Short problem
Everything from the opening line of the records below through the line with "(0,0) rectangle (641,2.5);" must be duplicated exactly, pictures left out.

********************

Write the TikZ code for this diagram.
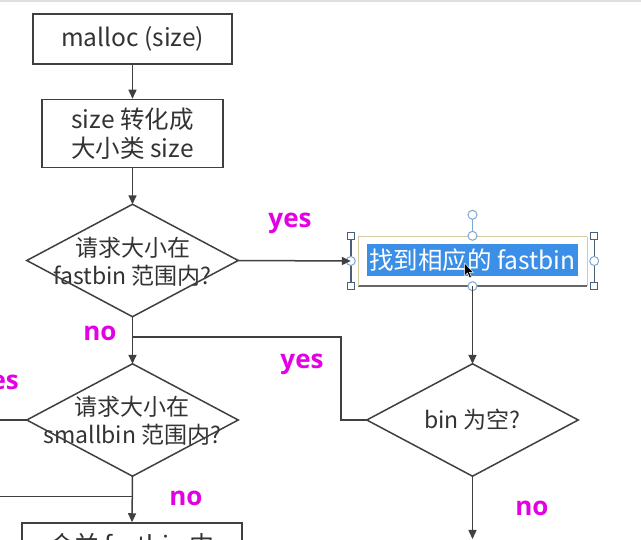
\documentclass[tikz,border=0pt]{standalone}
\usepackage{fontspec}
\setmainfont{Noto Sans CJK SC}
\newfontfamily\labfont{Open Sans}
\usetikzlibrary{arrows.meta,calc}
\definecolor{ink}{HTML}{404040}
\definecolor{txt}{HTML}{333333}
\definecolor{mag}{RGB}{228,0,228}
\definecolor{hl}{HTML}{3B8FE6}
\definecolor{selline}{HTML}{4A5F7A}
\definecolor{handle}{HTML}{7FA6D6}
\definecolor{tan}{HTML}{D9C9A0}
\begin{document}
\begin{tikzpicture}[x=1pt,y=-1pt,
  line/.style={draw=ink,line width=1.5pt},
  arr/.style={line,-{Triangle[length=9pt,width=8pt]}},
  box/.style={draw=ink,line width=1.5pt,rectangle,inner sep=0pt,text=txt,align=center,
    font=\fontsize{24.5}{29}\selectfont},
  diabox/.style={rectangle,inner sep=0pt,minimum width=211pt,minimum height=112pt,text=txt,align=center,
    font=\fontsize{23}{28}\selectfont},
  lab/.style={text=mag,font=\labfont\bfseries\fontsize{26}{26}\selectfont,inner sep=0pt},
  sqh/.style={draw=selline,fill=white,line width=0.8pt,minimum size=7pt,inner sep=0pt,rectangle},
  cih/.style={draw=handle,fill=white,line width=1pt,minimum size=9pt,inner sep=0pt,circle}]
\useasboundingbox (0,0) rectangle (641,540);
\clip (0,0) rectangle (641,540);
\fill[white] (0,0) rectangle (641,540);
\fill[gray!25] (0,0) rectangle (641,2.5);

% boxes
\node[box,minimum width=199pt,minimum height=50pt] (malloc) at (132.5,39) {malloc (size)};
\node[box,minimum width=181pt,minimum height=68pt] (conv) at (132.5,133.5) {size 转化成\\大小类 size};

% diamonds
\node[diabox] (d1) at (132.5,260.5) {};
\node[text=txt,align=center,font=\fontsize{23}{28}\selectfont,inner sep=0pt] (d1t) at (132.5,262) {请求大小在\\fastbin 范围内?};
\draw[line] (d1.north) -- (d1.east) -- (d1.south) -- (d1.west) -- cycle;
\node[diabox] (d2) at (132.5,420) {};
\node[text=txt,align=center,font=\fontsize{23}{28}\selectfont,inner sep=0pt] (d2t) at (132.5,421) {请求大小在\\smallbin 范围内?};
\draw[line] (d2.north) -- (d2.east) -- (d2.south) -- (d2.west) -- cycle;
\node[diabox] (d3) at (472.5,420) {bin 为空?};
\draw[line] (d3.north) -- (d3.east) -- (d3.south) -- (d3.west) -- cycle;

% fastbin box with selection
\node[rectangle,minimum width=243pt,minimum height=50pt,inner sep=0pt] (sel) at (472.5,261) {};
\draw[tan,line width=1pt] (358,237) -- (587,237);
\draw[ink!80,line width=1.2pt] (358,286) -- (587,286);
\draw[tan,line width=0.8pt] (358,237) -- (358,286) (587,237) -- (587,286);
\draw[selline,line width=1.4pt] (sel.north west) -- (sel.south west) (sel.north east) -- (sel.south east);
\node[fill=hl,text=white,inner sep=0pt,minimum width=211pt,minimum height=32pt,
  font=\fontsize{24.5}{26}\selectfont] (fb) at (472.5,260.5) {找到相应的 fastbin};
\draw[handle,line width=1pt] (sel.north) -- ++(0,-21) coordinate (rot);
\node[cih] (hrot) at (rot) {};
\node[sqh] (h1) at (sel.north west) {};
\node[sqh] (h2) at (sel.north east) {};
\node[sqh] (h3) at (sel.south west) {};
\node[sqh] (h4) at (sel.south east) {};
\node[cih] (h5) at (sel.north) {};
\node[cih] (h6) at (sel.south) {};
\node[cih] (h7) at (sel.west) {};
\node[cih] (h8) at (sel.east) {};
% mouse cursor
\filldraw[fill=black,draw=white,line width=0.5pt] (464.5,263) -- (464.5,276) -- (467.5,273) -- (469.5,278) -- (471.5,277) -- (469.5,272.5) -- (473.5,272.5) -- cycle;

% bottom box (cut off)
\node[box,minimum width=220pt,minimum height=44pt,font=\fontsize{25}{29}\selectfont] (merge) at (132,545) {合并 fastbin 中};

% connectors
\draw[arr] (malloc) -- (conv);
\draw[arr] (conv) -- (d1.north);
\draw[arr] (d1.east) -- (sel.west);
\draw[arr] (sel.south) -- (d3.north);
\draw[arr] (d1.south) -- (d2.north);
\coordinate (j1) at (132.5,337);
\draw[line] (d3.west) -- ++(-26,0) |- (j1);
\coordinate (lin1) at (0,420);
\draw[line] (lin1) -- (d2.west);
\coordinate (lin2) at (0,496.5);
\coordinate (j2) at (132.5,496.5);
\draw[line] (lin2) -- (j2);
\draw[arr] (d2.south) -- (merge.north);
\coordinate (out) at (472.5,539);
\draw[arr] (d3.south) -- (out);

% labels
\node[lab] (y1) at (290,223) {yes};
\node[lab] (n1) at (100,333) {no};
\node[lab] (y2) at (302,364) {yes};
\node[lab,anchor=east] (y3) at (19,385) {yes};
\node[lab] (n2) at (186,498) {no};
\node[lab] (n3) at (532,508) {no};
\end{tikzpicture}
\end{document}
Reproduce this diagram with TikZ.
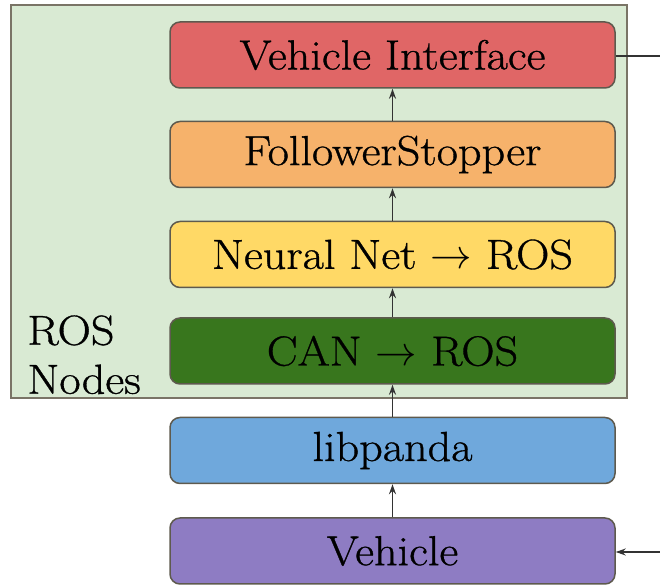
\documentclass[tikz,border=0pt]{standalone}
\usepackage{fontspec}
\setmainfont{Latin Modern Roman}[FakeStretch=1.1, FakeBold=0.8]
\usetikzlibrary{arrows.meta}
\definecolor{bgnodes}{HTML}{D9EAD3}
\definecolor{bgedge}{HTML}{7A7466}
\definecolor{boxedge}{HTML}{5E5A4E}
\definecolor{cred}{HTML}{E06666}
\definecolor{corange}{HTML}{F6B26B}
\definecolor{cyellow}{HTML}{FFD966}
\definecolor{cgreen}{HTML}{38761D}
\definecolor{cblue}{HTML}{6FA8DC}
\definecolor{cpurple}{HTML}{8E7CC3}
\definecolor{wire}{HTML}{333333}
\begin{document}
\begin{tikzpicture}[x=0.5pt,y=-0.5pt,
  labelfont/.style={font=\fontsize{21}{24.5}\selectfont},
  layer/.style={draw=boxedge, line width=0.75pt, rounded corners=5pt,
    minimum width=222.5pt, minimum height=33pt, inner sep=0pt,
    labelfont, text=black},
  link/.style={draw=wire, line width=0.7pt, -{Stealth[length=5pt,width=3.5pt]}},
  plain/.style={draw=wire, line width=0.7pt}]
  \useasboundingbox (0,0) rectangle (660,588);
  % container of the ROS nodes
  \draw[fill=bgnodes, draw=bgedge, line width=0.75pt] (11,5) rectangle (627,398);
  \node[anchor=north west, inner sep=0pt, align=left, labelfont] (rosnodes)
        at (27,315) {ROS\\Nodes};
  % stack of layers
  \node[layer, fill=cred]    (vi)  at (392.5,55)    {Vehicle Interface};
  \node[layer, fill=corange] (fs)  at (392.5,154.5) {FollowerStopper};
  \node[layer, fill=cyellow] (nn)  at (392.5,254.5) {Neural Net $\rightarrow$ ROS};
  \node[layer, fill=cgreen]  (can) at (392.5,351)   {CAN $\rightarrow$ ROS};
  \node[layer, fill=cblue]   (lp)  at (392.5,450.5) {libpanda};
  \node[layer, fill=cpurple] (veh) at (392.5,551)   {Vehicle};
  % data flow upward
  \draw[link] (veh) -- (lp);
  \draw[link] (lp) -- (can);
  \draw[link] (can) -- (nn);
  \draw[link] (nn) -- (fs);
  \draw[link] (fs) -- (vi);
  % loop back from the interface to the vehicle
  \coordinate (outR) at (660,56);
  \coordinate (inR) at (660,552);
  \draw[plain] (vi.east |- outR) -- (outR);
  \draw[link] (inR) -- (veh.east |- inR);
\end{tikzpicture}
\end{document}
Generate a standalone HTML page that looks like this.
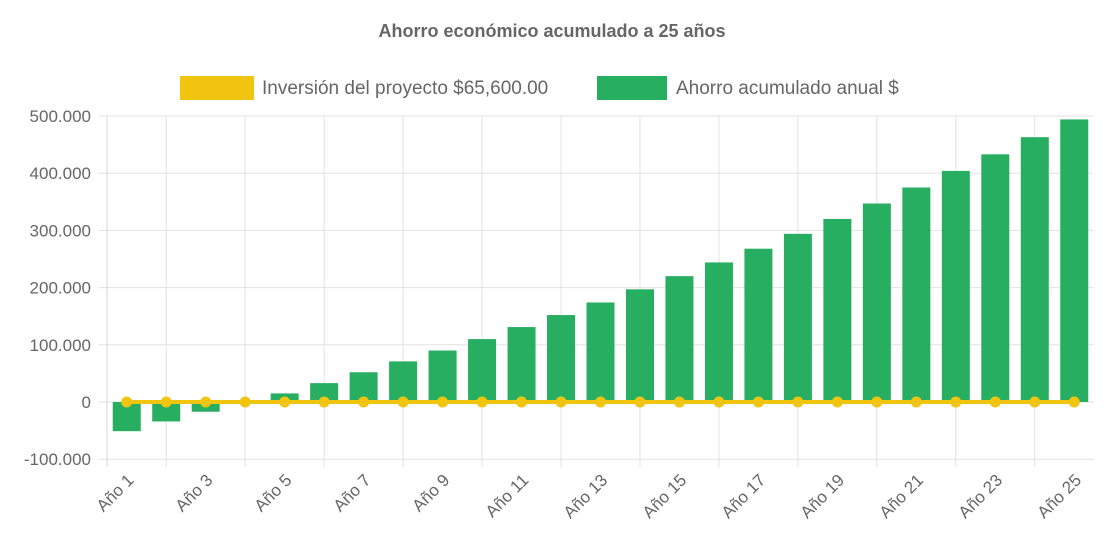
<!DOCTYPE html>
<html><head><meta charset="utf-8"><style>
body{margin:0;background:#fff;font-family:"Liberation Sans",Arial,sans-serif;}
</style></head><body>
<svg id="c" width="1104" height="551" xmlns="http://www.w3.org/2000/svg" font-family="Liberation Sans, Arial, sans-serif">
<text x="552" y="37" text-anchor="middle" font-size="18" font-weight="bold" fill="#666">Ahorro económico acumulado a 25 años</text>
<g>
<rect x="180" y="76" width="74" height="24" fill="#f1c40f"/>
<text x="262" y="94" font-size="19" fill="#666">Inversión del proyecto $65,600.00</text>
<rect x="597" y="76" width="70" height="24" fill="#27ae60"/>
<text x="676" y="94" font-size="19" fill="#666">Ahorro acumulado anual $</text>
</g>
<g id="grid"></g><g id="bars"></g><g id="line"></g><g id="labels"></g>
</svg>
<script>
const categories=[];for(let i=1;i<=25;i++)categories.push('Año '+i);
const savings=[-51000,-34000,-17000,0,15000,33000,52000,71000,90000,110000,131000,152000,174000,197000,220000,244000,268000,294000,320000,347000,375000,404000,433000,463000,494000];
const investment=[0,0,0,0,0,0,0,0,0,0,0,0,0,0,0,0,0,0,0,0,0,0,0,0,0];
const yTicks=[500000,400000,300000,200000,100000,0,-100000];
const yTickLabels=['500.000','400.000','300.000','200.000','100.000','0','-100.000'];
const NS='http://www.w3.org/2000/svg';
const X0=107,X1=1094,step=(X1-X0)/categories.length;
const y=v=>402-v*57.2/100000;
const x=i=>X0+step*(i+0.5);
function mk(p,t,a){const e=document.createElementNS(NS,t);for(const k in a)e.setAttribute(k,a[k]);document.getElementById(p).appendChild(e);return e;}
yTicks.forEach((v,i)=>{
 const g=mk('grid','line',{x1:X0-8,x2:X1,y1:y(v),y2:y(v),stroke:'#e2e2e2','stroke-width':1});
 
 
 const t=mk('labels','text',{x:X0-16,y:y(v)+6,'text-anchor':'end','font-size':17,fill:'#666'});
 t.textContent=yTickLabels[i];
 
 
});
const ax=mk('grid','line',{x1:X0,x2:X0,y1:y(500000),y2:y(-100000)+8,stroke:'#d8d8d8','stroke-width':1});


categories.forEach((c,i)=>{
 if(i%2===1){const g=mk('grid','line',{x1:x(i),x2:x(i),y1:y(500000),y2:y(-100000)+8,stroke:'#e2e2e2','stroke-width':1});
 
 }
 const v=savings[i];
 const b=mk('bars','rect',{x:x(i)-14,width:28,y:Math.min(y(v),y(0)),height:Math.max(Math.abs(y(v)-y(0)),0.5),fill:'#27ae60'});
 
 
 if(i%2===0){const t=mk('labels','text',{x:0,y:0,'text-anchor':'end','font-size':17,fill:'#666',transform:`translate(${x(i)+8},${y(-100000)+22}) rotate(-45)`});
 t.textContent=c;
 
 }
});
const pts=investment.map((v,i)=>x(i)+','+y(v)).join(' ');
const pl=mk('line','polyline',{points:pts,fill:'none',stroke:'#f1c40f','stroke-width':4});


investment.forEach((v,i)=>{const d=mk('line','circle',{cx:x(i),cy:y(v),r:5.5,fill:'#f1c40f'});
 
 });
</script>
</body></html>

********************

Reply to the task
Write the TikZ code for this diagram.
\documentclass[tikz,border=0pt]{standalone}
\usepackage{fontspec}
\setmainfont{Noto Sans CJK SC}
\newfontfamily\labfont{Open Sans}
\usetikzlibrary{arrows.meta,calc}
\definecolor{ink}{HTML}{404040}
\definecolor{txt}{HTML}{333333}
\definecolor{mag}{RGB}{228,0,228}
\definecolor{hl}{HTML}{3B8FE6}
\definecolor{selline}{HTML}{4A5F7A}
\definecolor{handle}{HTML}{7FA6D6}
\definecolor{tan}{HTML}{D9C9A0}
\begin{document}
\begin{tikzpicture}[x=1pt,y=-1pt,
  line/.style={draw=ink,line width=1.5pt},
  arr/.style={line,-{Triangle[length=9pt,width=8pt]}},
  box/.style={draw=ink,line width=1.5pt,rectangle,inner sep=0pt,text=txt,align=center,
    font=\fontsize{24.5}{29}\selectfont},
  diabox/.style={rectangle,inner sep=0pt,minimum width=211pt,minimum height=112pt,text=txt,align=center,
    font=\fontsize{23}{28}\selectfont},
  lab/.style={text=mag,font=\labfont\bfseries\fontsize{26}{26}\selectfont,inner sep=0pt},
  sqh/.style={draw=selline,fill=white,line width=0.8pt,minimum size=7pt,inner sep=0pt,rectangle},
  cih/.style={draw=handle,fill=white,line width=1pt,minimum size=9pt,inner sep=0pt,circle}]
\useasboundingbox (0,0) rectangle (641,540);
\clip (0,0) rectangle (641,540);
\fill[white] (0,0) rectangle (641,540);
\fill[gray!25] (0,0) rectangle (641,2.5);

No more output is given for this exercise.